Der Abgeordnete Jehia Kedwani, Mitglied der Verteidigungs- und Sicherheitskommission, erklärte zum Ausnahmezustand, "die Situation erfordere ihn, um die vollkommene Sicherheit wiederherzustellen". Die Polizei könne dann Verdächtige bis zu 45 Tage inhaftieren, auch wenn die Beweise für eine Anklage nicht ausreichten.

Kritiker warnen allerdings, dass die Sicherheitskräfte den Ausnahmezustand missbrauchen könnten. "Unter al-Sisi haben wir erlebt, dass Festnahmen und Urteile auch diejenigen treffen, die nichts mit terroristischen Taten zu tun haben", sagte der Politologe Mustafa Kamel al-Saijid von der Universität in Kairo.

Unter dem langjährigen ägyptischen Staatschef Hosni Mubarak hatte der Ausnahmezustand drei Jahrzehnte lang gegolten. Seine Aufhebung hatte zu den Hauptforderungen der Demonstranten gezählt, die Mubarak schließlich 2011 zu Fall brachten. Al-Sisi hatte den Ausnahmezustand schon einmal für einen Monat ausgerufen, nachdem er den islamistischen Präsidenten Mohammed Mursi 2013 gestürzt hatte. Für den Norden der Sinai-Halbinsel, einer Hochburg des IS, gilt der Ausnahmezustand bereits seit Jahren.

Papst will trotzdem Ägypten besuchen

Am 28. und 29. April will Papst Franziskus Ägypten besuchen. Der Vatikan bekräftigte, dass die Anschläge ihn nicht davon abhielten.
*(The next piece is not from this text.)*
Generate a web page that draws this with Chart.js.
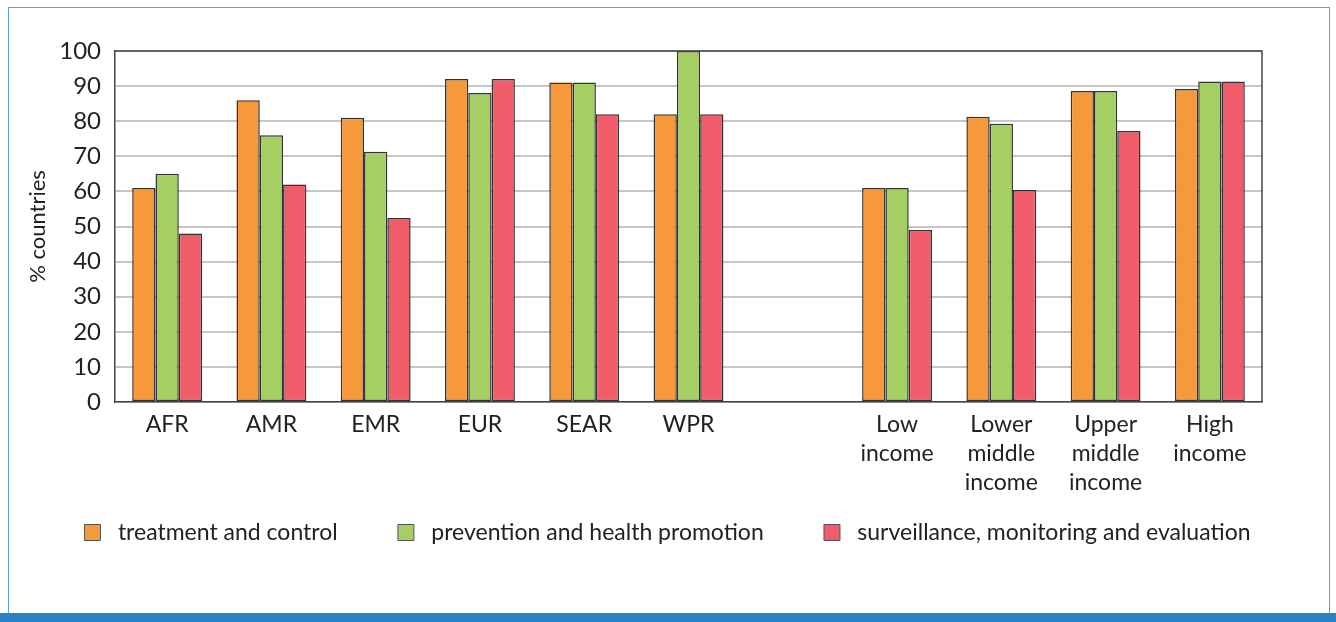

Die Gewalttaten würden "die Friedensmission des Papstes nicht verhindern", sagte die Nummer drei im Vatikan, Angelo Becciu, der italienischen Zeitung "Corriere della Sera".

Kardinal Christoph Schönborn und der evangelisch-lutherische Bischof Michael Bünker reagierten mit Betroffenheit. "Jeder, der menschlich empfindet, kann nur zutiefst verabscheuen, wenn unschuldige Menschen während des Gebets und innerhalb heiliger Handlungen zum Ziel eines Anschlags werden", sagte Schönborn am Montag der Kathpress.

Bereits am Sonntag habe er dem für die Kopten in Österreich zuständigen Bischof Anba Gabriel sein Mitgefühl und seine Solidarität bekundet, so der Wiener Erzbischof. Gleichzeitig rief er die Gläubigen auf, in der Karwoche bewusst für die Opfer und deren Angehörige, aber auch für die koptischen Christen, die Menschen in Ägypten und für Papst Franziskus zu beten, der Ende April das Land besuchen wird.